MINUTE PARTICULAR
Apollonian Elephant?
In Blake Records Supplement, G. E. Bentley, Jr. includes part of a 20 June 1802 letter to William Hayley from his friend Edward Garrard Marsh, an Oxford student who had met Blake at Felpham (21). In the letter, Marsh offers Hayley and Blake his translation from the Argonautica of Apollonius of Rhodes, wishes Blake success “on his elephant” (i.e., his engravings for Hayley’s Elephant ballad), and suggests that the elephant “from its rider might (I think) be called the Apollonian elephant.” As Bentley points out in a footnote, however, “There is no reference to elephants in Apollonius of Rhodes” (21). Nor does Robert N. Essick, in his article on Marsh’s letters, see anything “particularly ‘Apollonian’ about Blake’s design” (69).

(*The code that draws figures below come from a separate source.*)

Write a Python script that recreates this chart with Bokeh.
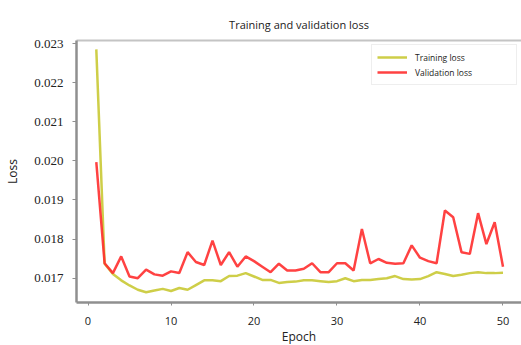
from bokeh.plotting import figure
from bokeh.models import Range1d, LinearAxis, Legend, LegendItem, FixedTicker, ColumnDataSource
from bokeh.embed import file_html
from bokeh.resources import INLINE

epochs = list(range(1, 51))
training_loss = [
    0.02285, 0.01737, 0.01711, 0.016945, 0.016815, 0.016705, 0.01664, 0.016684, 0.016727, 0.016673,
    0.016749, 0.016705, 0.016825, 0.016945, 0.016945, 0.016924, 0.017055, 0.017065, 0.01713, 0.017044,
    0.016956, 0.016956, 0.01688, 0.016902, 0.016913, 0.016945, 0.016945, 0.016924, 0.016902, 0.016924,
    0.01700, 0.016924, 0.016956, 0.016956, 0.016978, 0.01700, 0.017055, 0.016978, 0.016967, 0.016978,
    0.017055, 0.017153, 0.017109, 0.017055, 0.017087, 0.01713, 0.017153, 0.01713, 0.01713, 0.017142,
]
validation_loss = [
    0.01997, 0.017382, 0.017131, 0.017557, 0.017044, 0.01700, 0.017218, 0.017098, 0.017065, 0.017175,
    0.017131, 0.017666, 0.017415, 0.017338, 0.01796, 0.017338, 0.017666, 0.017295, 0.017557, 0.017436,
    0.017295, 0.017153, 0.017371, 0.017196, 0.017196, 0.01724, 0.017382, 0.017153, 0.017153, 0.017382,
    0.017382, 0.017196, 0.01826, 0.017382, 0.017491, 0.017393, 0.017371, 0.017382, 0.01784, 0.017524,
    0.017436, 0.017382, 0.018731, 0.01856, 0.017666, 0.017622, 0.018662, 0.017873, 0.018432, 0.017295,
]
x_ticks = [0, 10, 20, 30, 40, 50]
y_ticks = [0.017, 0.018, 0.019, 0.020, 0.021, 0.022, 0.023]
y_tick_labels = {0.017: "0.017", 0.018: "0.018", 0.019: "0.019", 0.020: "0.020",
                 0.021: "0.021", 0.022: "0.022", 0.023: "0.023"}

src = ColumnDataSource(dict(epoch=epochs, train=training_loss, val=validation_loss))

p = figure(frame_width=445, frame_height=262, output_backend="svg", toolbar_location=None,
           x_range=Range1d(-1.386, 52.23), y_range=Range1d(0.016379, 0.023077),
           min_border_left=76, min_border_right=0, min_border_top=40, min_border_bottom=0,
           x_axis_label="Epoch", y_axis_label="Loss")

p.title.text = "Training and validation loss"
p.title.align = "center"
p.title.text_font = "Open Sans"
p.title.text_font_size = "11px"
p.title.text_font_style = "normal"
p.title.text_color = "#222222"
p.title.standoff = 18

p.grid.visible = False
p.outline_line_color = None
p.background_fill_color = "white"
p.border_fill_color = "white"

xa = p.below[0]
xa.ticker = FixedTicker(ticks=x_ticks)
xa.axis_line_color = "#8f8f8f"
xa.axis_line_width = 2.5
xa.major_tick_line_color = "#8f8f8f"
xa.major_tick_in = 0
xa.major_tick_out = 3
xa.minor_tick_line_color = None
xa.major_label_text_font = "Open Sans"
xa.major_label_text_font_size = "11px"
xa.major_label_text_color = "#222222"
xa.major_label_standoff = 11
xa.axis_label_text_font = "Open Sans"
xa.axis_label_text_font_size = "12px"
xa.axis_label_text_font_style = "normal"
xa.axis_label_text_color = "#222222"
xa.axis_label_standoff = 0

ya = p.left[0]
ya.ticker = FixedTicker(ticks=y_ticks)
ya.major_label_overrides = y_tick_labels
ya.axis_line_color = "#8f8f8f"
ya.axis_line_width = 2.5
ya.major_tick_line_color = "#8f8f8f"
ya.major_tick_in = 0
ya.major_tick_out = 4
ya.minor_tick_line_color = None
ya.major_label_text_font = "Liberation Serif"
ya.major_label_text_font_size = "13px"
ya.major_label_text_color = "#222222"
ya.major_label_standoff = 9
ya.axis_label_text_font = "Open Sans"
ya.axis_label_text_font_size = "12px"
ya.axis_label_text_font_style = "normal"
ya.axis_label_text_color = "#222222"
ya.axis_label_standoff = 10

top_axis = LinearAxis(ticker=FixedTicker(ticks=[]), axis_line_color="#c4c4c4", axis_line_width=2,
                      major_tick_line_color=None, minor_tick_line_color=None)
p.add_layout(top_axis, "above")

r_train = p.line("epoch", "train", source=src, line_color="#c9c934", line_width=2.5, line_alpha=0.9)
r_val = p.line("epoch", "val", source=src, line_color="#ff2d2d", line_width=2.5, line_alpha=0.9)

legend = Legend(items=[LegendItem(label="Training loss", renderers=[r_train]),
                       LegendItem(label="Validation loss", renderers=[r_val])],
                location="top_right", margin=4, padding=5, spacing=1,
                glyph_width=30, glyph_height=14, label_height=14, label_width=96,
                label_standoff=8, label_text_font="Open Sans", label_text_font_size="8.5px",
                label_text_color="#222222", border_line_color="#dddddd", border_line_width=1.5,
                background_fill_color="white", background_fill_alpha=1.0)
p.add_layout(legend, "center")

open("out.html", "w").write(file_html(p, INLINE))
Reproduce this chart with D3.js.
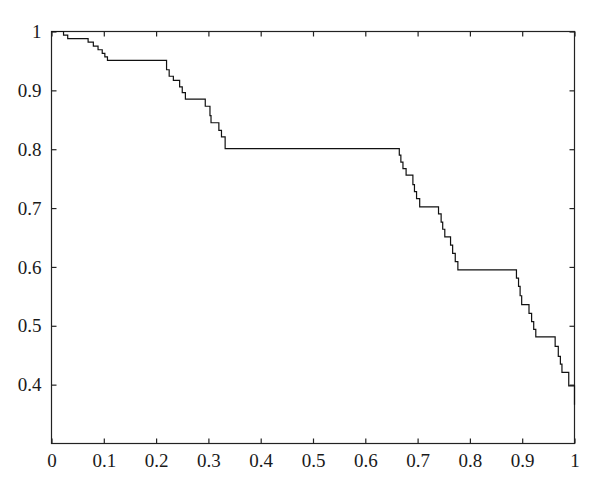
<!DOCTYPE html>
<html>
<head>
<meta charset="utf-8">
<script src="https://cdn.jsdelivr.net/npm/d3@7"></script>
<style>
  html, body { margin: 0; padding: 0; background: #fff; }
  svg { display: block; }
</style>
</head>
<body>
<svg id="chart" width="600" height="494"></svg>
<script>
// Step curve: at each time, value drops to the given level
const times = [0, 0.023, 0.031, 0.070, 0.080, 0.089, 0.097, 0.102, 0.107,
  0.220, 0.225, 0.233, 0.245, 0.250, 0.256,
  0.294, 0.303, 0.305, 0.320, 0.325, 0.332,
  0.665, 0.668, 0.672, 0.678,
  0.691, 0.694, 0.698, 0.704,
  0.740, 0.745, 0.748, 0.752,
  0.763, 0.767, 0.772, 0.777,
  0.889, 0.893, 0.896, 0.899,
  0.913, 0.918, 0.922, 0.926,
  0.963, 0.969, 0.973, 0.976,
  0.989, 1.0];
const levels = [1.0, 0.994, 0.988, 0.982, 0.975, 0.969, 0.963, 0.957, 0.951,
  0.935, 0.924, 0.917, 0.906, 0.896, 0.885,
  0.873, 0.857, 0.845, 0.832, 0.821, 0.801,
  0.790, 0.778, 0.767, 0.756,
  0.740, 0.728, 0.716, 0.702,
  0.690, 0.676, 0.664, 0.651,
  0.637, 0.623, 0.609, 0.595,
  0.581, 0.567, 0.551, 0.536,
  0.521, 0.507, 0.494, 0.481,
  0.465, 0.448, 0.435, 0.421,
  0.398, 0.366];
const xTicks = [0, 0.1, 0.2, 0.3, 0.4, 0.5, 0.6, 0.7, 0.8, 0.9, 1];
const yTicks = [0.4, 0.5, 0.6, 0.7, 0.8, 0.9, 1];

const svg = d3.select("#chart");
const mL = 51.5, mR = 574.5, mT = 31.5, mB = 443.5;
const x = d3.scaleLinear().domain([0, 1]).range([mL, mR]);
const y = d3.scaleLinear().domain([0.3, 1]).range([mB, mT]);

const fmt = d => d === 0 ? "0" : d === 1 ? "1" : d3.format(".1f")(d);

// frame
svg.append("rect").attr("x", mL).attr("y", mT)
  .attr("width", mR - mL).attr("height", mB - mT)
  .attr("fill", "none").attr("stroke", "#222").attr("stroke-width", 1.2);

const gB = svg.append("g").attr("transform", `translate(0,${mB})`)
  .call(d3.axisBottom(x).tickValues(xTicks).tickFormat(fmt).tickSizeInner(-5).tickSizeOuter(0).tickPadding(10));
const gT = svg.append("g").attr("transform", `translate(0,${mT})`)
  .call(d3.axisTop(x).tickValues(xTicks).tickFormat("").tickSizeInner(-5).tickSizeOuter(0));
const gL = svg.append("g").attr("transform", `translate(${mL},0)`)
  .call(d3.axisLeft(y).tickValues(yTicks).tickFormat(fmt).tickSizeInner(-5).tickSizeOuter(0).tickPadding(10));
const gR = svg.append("g").attr("transform", `translate(${mR},0)`)
  .call(d3.axisRight(y).tickValues(yTicks).tickFormat("").tickSizeInner(-5).tickSizeOuter(0));
[gB, gT, gL, gR].forEach(g => {
  g.select(".domain").remove();
  g.attr("font-family", "'Liberation Serif', 'Times New Roman', serif").attr("font-size", 19);
  g.selectAll(".tick line").attr("stroke", "#222").attr("stroke-width", 1.2);
  g.selectAll(".tick text").attr("fill", "#1a1a1a");
});

// step curve
const pts = times.map((t, i) => [t, levels[i]]);
const line = d3.line().x(d => x(d[0])).y(d => y(d[1])).curve(d3.curveStepAfter);
svg.append("path").datum(pts).attr("d", line)
  .attr("fill", "none").attr("stroke", "#111").attr("stroke-width", 1.2);
</script>
</body>
</html>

The confusion here results from Marsh’s mental leap from one Apollonius to another. The “Apollonian elephant” refers to Philostratus’s Life of Apollonius of Tyana, a highly embroidered tale of the travels and purported miracles of a Neopythagorean philosopher who lived during the first century A.D. In the second book of that work, Apollonius and his sidekick Damis travel to India, where they encounter a number of elephants. (This, by the way, is the same Apollonius who spoils Lamia’s fun in Keats’s poem.)
If Bentley is right (and I think he is) in suggesting that the “rider” is Blake, Marsh appears to be comparing Blake, however facetiously, to Apollonius of Tyana. What’s more, he clearly expects Hayley to see the resemblance without further explanation and to enjoy his little joke. Why Marsh thought the comparison apt is a tantalizing—and probably unanswerable—question. Perhaps Marsh was simply alluding to Blake’s lack of worldliness rather than to any specifically Pythagorean tendencies in his thought or work.
Works Cited
Bentley, G. E., Jr. Blake Records Supplement. Oxford: Clarendon P, 1988.
Essick, Robert N. “Blake, Hayley, and Edward Garrard Marsh: ‘An Insect of Parnassus.’” Explorations 1 (1987): 58-84.
Philostratus. The Life of Apollonius of Tyana. Trans. F. C. Conybeare. 2 vols. Cambridge, MA: Harvard UP, 1960.